The reaction to Pearl has caused me some real consternation. It is a fine enough picture (as we’ll get to in a moment’s time), but one I found greatly wanting in comparison with its predecessor. So the euphoric praise I see being heaped on its head has left me scratching my own.


Despite that fact, let’s start with why I get it. Two words: Mia Goth. First, deliverer of one of the greatest monologues in film history past and present, she then steps up and TKO’s us with an end credit’s “pose” which shakes us to our core. Have you ever tried to smile so big and wide that it causes your eyes to water. Really? Cool. Then do this – strike the pose and hold it for two minutes running without pause. Yes, this girl has got the goods.


It's unfortunate though. For that precise moment, the one where the carefully constructed artifice finally comes tumbling down, holds within it the very problem at the heart of the picture for yours truly.

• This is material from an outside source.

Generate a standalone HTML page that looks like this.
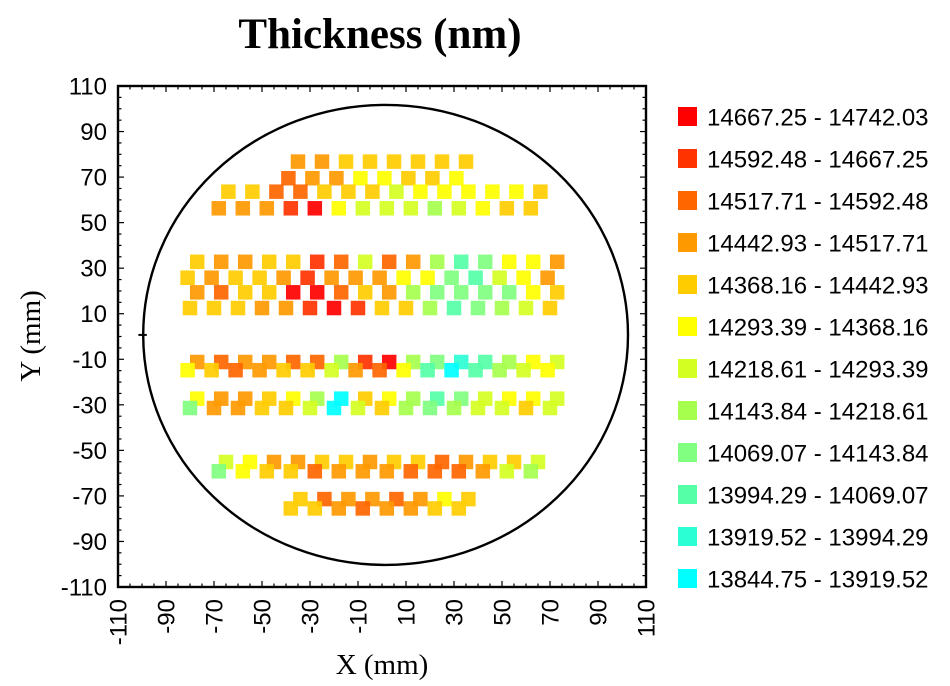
<!DOCTYPE html>
<html><head><meta charset="utf-8"><style>
body{margin:0;background:#fff;}
svg{display:block;}
</style></head><body>
<svg id="chart" width="950" height="686" viewBox="0 0 950 686" xmlns="http://www.w3.org/2000/svg">
<text x="380" y="48" text-anchor="middle" font-family="Liberation Serif, serif" font-weight="bold" font-size="43">Thickness (nm)</text>
<g id="plot"></g>
<g id="legend"></g>
</svg>
<script>
// bin edges (legend ranges, highest first)
const binLow = [14667.25,14592.48,14517.71,14442.93,14368.16,14293.39,14218.61,14143.84,14069.07,13994.29,13919.52,13844.75];
const binHigh = [14742.03,14667.25,14592.48,14517.71,14442.93,14368.16,14293.39,14218.61,14143.84,14069.07,13994.29,13919.52];
const binColors = ["#ff0000","#ff3300","#ff6600","#ff9900","#ffcc00","#ffff00","#d4ff22","#a6ff4d","#80ff80","#55ffa8","#2bffd4","#00ffff"];
// site rows: y (mm), first x (mm), step 10 mm
const rowY = [76.8,69.5,63.6,56.3,32.8,25.8,19.4,12.5,-11.2,-14.8,-27.3,-31.4,-55.1,-59.2,-71.4,-75.5];
const rowX0 = [-35,-39,-64,-68,-77,-81,-77,-80,-77,-81,-77,-80,-65,-68,-34,-38];
// thickness values per row (nm)
const rowValues = [
[14480,14480,14405,14405,14405,14405,14405,14405],
[14555,14480,14480,14330,14330,14405,14405,14330],
[14405,14405,14555,14555,14405,14405,14405,14255,14330,14330,14330,14330,14330,14405],
[14480,14480,14480,14630,14705,14330,14255,14255,14255,14180,14255,14330,14405,14405],
[14405,14480,14480,14405,14405,14630,14555,14255,14555,14480,14180,14030,14105,14330,14330,14480],
[14405,14480,14405,14405,14480,14630,14480,14480,14480,14330,14330,14105,14030,14255,14330,14480],
[14480,14555,14405,14405,14705,14705,14555,14405,14480,14180,14105,14105,14105,14105,14330,14405],
[14405,14405,14405,14480,14480,14630,14705,14630,14405,14405,14180,14030,14105,14180,14255,14405],
[14480,14555,14480,14480,14555,14555,14180,14630,14705,14180,14105,13955,14030,14180,14330,14255],
[14330,14405,14555,14480,14405,14405,14255,14480,14555,14330,14030,13880,14030,14180,14255,14330],
[14330,14480,14480,14405,14330,14180,13880,14405,14330,14180,14030,14105,14255,14330,14330,14255],
[14105,14480,14480,14405,14405,14255,13880,14255,14405,14180,14105,14180,14255,14255,14405,14255],
[14255,14330,14480,14480,14405,14405,14480,14405,14405,14555,14480,14405,14405,14255],
[14105,14330,14405,14405,14555,14480,14480,14480,14555,14555,14555,14480,14255,14180],
[14405,14555,14480,14480,14555,14480,14330,14405],
[14405,14405,14480,14555,14480,14480,14405,14405]
];
const xTicks = [-110,-90,-70,-50,-30,-10,10,30,50,70,90,110];
const yTicks = [110,90,70,50,30,10,-10,-30,-50,-70,-90,-110];

const NS = "http://www.w3.org/2000/svg";
const L=118, R=646, T=86, B=587;
const sx = v => L + (v + 110) / 220 * (R - L);
const sy = v => B - (v + 110) / 220 * (B - T);
function mk(tag, attrs, parent){const e=document.createElementNS(NS,tag);for(const k in attrs)e.setAttribute(k,attrs[k]);parent.appendChild(e);return e;}
function binOf(v){for(let i=0;i<binLow.length;i++){if(v>=binLow[i])return i;}return binLow.length-1;}
const plot=document.getElementById('plot');

// wafer outline
const wafer=mk('ellipse',{cx:sx(1.5),cy:sy(0.7),rx:(sx(101)-sx(0)),ry:(sy(0)-sy(101)),fill:'none',stroke:'#000','stroke-width':2.4},plot);


const notch=mk('line',{x1:sx(-101.5),x2:sx(-98),y1:sy(0.7),y2:sy(0.7),stroke:'#000','stroke-width':2},plot);



// sites
const S=14.5;
rowValues.forEach((vals,r)=>{
  vals.forEach((v,i)=>{
    const x=rowX0[r]+10*i, y=rowY[r];
    const rc=mk('rect',{x:sx(x)-S/2,y:sy(y)-S/2,width:S,height:S,fill:binColors[binOf(v)],'fill-opacity':0.92},plot);
    
    
  });
});

// frame
const frame=mk('rect',{x:L,y:T,width:R-L,height:B-T,fill:'none',stroke:'#000','stroke-width':2.4},plot);


// ticks every 5
for(let v=-110; v<=110; v+=5){
  const major=(v+110)%20===0, len=major?6:3.5;
  const X=sx(v), Y=sy(v);
  mk('line',{x1:X,x2:X,y1:B,y2:B-len,stroke:'#000','stroke-width':1.2},plot);
  mk('line',{x1:X,x2:X,y1:T,y2:T+len,stroke:'#000','stroke-width':1.2},plot);
  mk('line',{x1:L,x2:L+len,y1:Y,y2:Y,stroke:'#000','stroke-width':1.2},plot);
  mk('line',{x1:R,x2:R-len,y1:Y,y2:Y,stroke:'#000','stroke-width':1.2},plot);
}
xTicks.forEach(v=>{
  const t=mk('text',{x:0,y:0,transform:`translate(${sx(v)+8.5},599) rotate(-90)`,'text-anchor':'end','font-family':'Liberation Sans, sans-serif','font-size':24},plot);
  t.textContent=v;
  
  
});
yTicks.forEach(v=>{
  const t=mk('text',{x:107,y:sy(v)+8.5,'text-anchor':'end','font-family':'Liberation Sans, sans-serif','font-size':24},plot);
  t.textContent=v;
  
  
});
const xt=mk('text',{x:382,y:674,'text-anchor':'middle','font-family':'Liberation Serif, serif','font-size':29},plot);
xt.textContent='X (mm)';


const yt=mk('text',{x:0,y:0,transform:'translate(40,336) rotate(-90)','text-anchor':'middle','font-family':'Liberation Serif, serif','font-size':29},plot);
yt.textContent='Y (mm)';



// legend
const lg=document.getElementById('legend');
binLow.forEach((lo,i)=>{
  const cy=116.5+i*42;
  const g=mk('g',{},lg);
  
  
  mk('rect',{x:678,y:cy-9.5,width:19,height:19,fill:binColors[i]},g);
  const t=mk('text',{x:707,y:cy+9,'font-family':'Liberation Sans, sans-serif','font-size':24},g);
  t.textContent=lo.toFixed(2)+' - '+binHigh[i].toFixed(2);
});
</script>
</body></html>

By that I mean, this broad homage to a certain (Golden) era of Hollywood pictures and films like The Wizard of Oz. Simply put, it didn’t totally work for me (screening of stag film A Free Ride notwithstanding). Sure, the touchstones are nice enough. That is to say, I could locate myself in time. But the problem was that the entire first act of the picture (and much of the second) is, well, dull.


I can hear the rejoinder now – “This is a slasher flick. Take a deep breath!” I hear you, imagined interlocutor. I’m not asking for poetic character development of winsome side players for whom we’ll be prayerfully interceding when the axe starts to drop. No, the players are sketched just fine. BUT…besides carrying the slasher designation, Pearl also most bear the heft of a prequel and origin story on its shoulders. How well it accomplishes this will probably vary from viewer to viewer.


For my own part, I just found the entire aesthetic of X to be sublime. It captures a moment in time, a substratum of horror exquisitely well. And while its key players are nefarious and unworthy of real rooting interests, they are never lukewarm or…boring. In point of fact, they are the kind of figures we terror stans take glee in watching hunted and hacked to bits.


Still, I return to the top. This was a solid picture with a few great kills nestled inside some rich production design. Mia Goth is some kind of goddess in these roles, and I can’t wait to see what the third film brings us next. I’m a fan of Pearl, even if I liked the film which housed her old, wrinkled, and silver-haired iteration a great deal more.